FUBAR will now run to completion and print markdown-formatted status indicators to screen, indicating the progression of model fits and concluding with the final FUBAR test results (abbreviated output shown here with final result only): FUBAR markdown output

Note that FUBAR will formally test for both positive and negative selection at each site, although it currently only reports positively selected sites to screen. This analysis found 6 sites under pervasive positive selection at a posterior probability >= 0.9

Use RELAX to compare selective pressures on different parts of the tree#

See here for a description of the RELAX method.

We will demonstate RELAX use with an alignment of HIV-1 envelope protein sequences collected from epidemiologically-linked donor-recipient transmission pairs, from Frost et al, 2005. This dataset is in the file hiv1_transmission_labeled.fna.

Launch HyPhy from the command line by typing HYPHYMP. Navigate through the prompt to reach the RELAX analysis: Enter 1 for "Selection Analyses", and then 7 for "RELAX". Respond to the following prompts:

  • Choose Genetic Code: Enter 1 to select the Universal genetic code.
  • Select a coding sequence alignment file: Enter the full path to the example dataset, /path/to/tutorial_data/hiv1_transmission_labeled.fna
  • A tree was found in the data file:...Would you like to use it (y/n)?: Enter y to use the provided tree.
  • Choose the set of branches to use as the _test_ set: Enter 2 to select all branches labeled "test" as the test set. Note that if your tree contains multiple labels, HyPhy will issue a subsequent prompt asking you to specify the reference set of lineages from these labels.
  • RELAX analysis type: Enter 1 to run only the RELAX test, and 2 to run the RELAX test as well as fit other descriptive models. Here, enter 2.
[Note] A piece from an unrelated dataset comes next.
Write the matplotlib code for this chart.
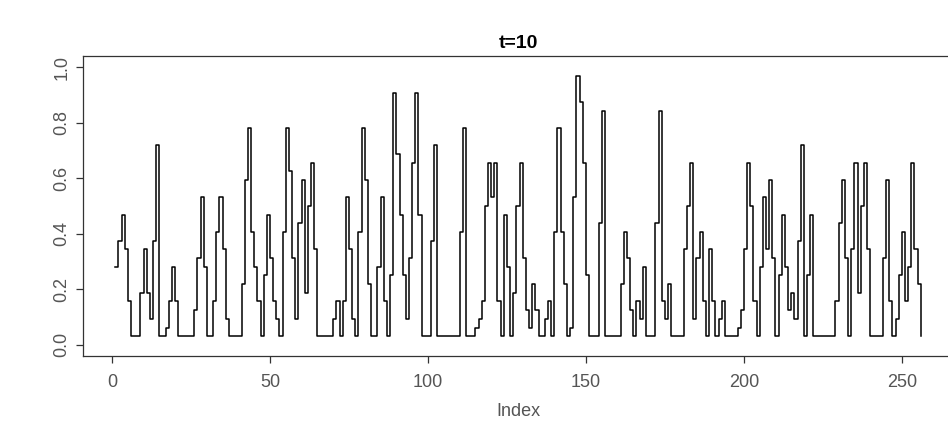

RELAX will now run to completion and print markdown-formatted status indicators to screen, indicating the progression of model fits and concluding with the final RELAX test results (abbreviated output shown here with final result only): RELAX markdown output

This analysis did not detect any evidence of relaxed selection. However, if it had, a significant K>1 would indicate intensified selection on test lineages, and significant K<1 would indicate relaxed selection on test lineages.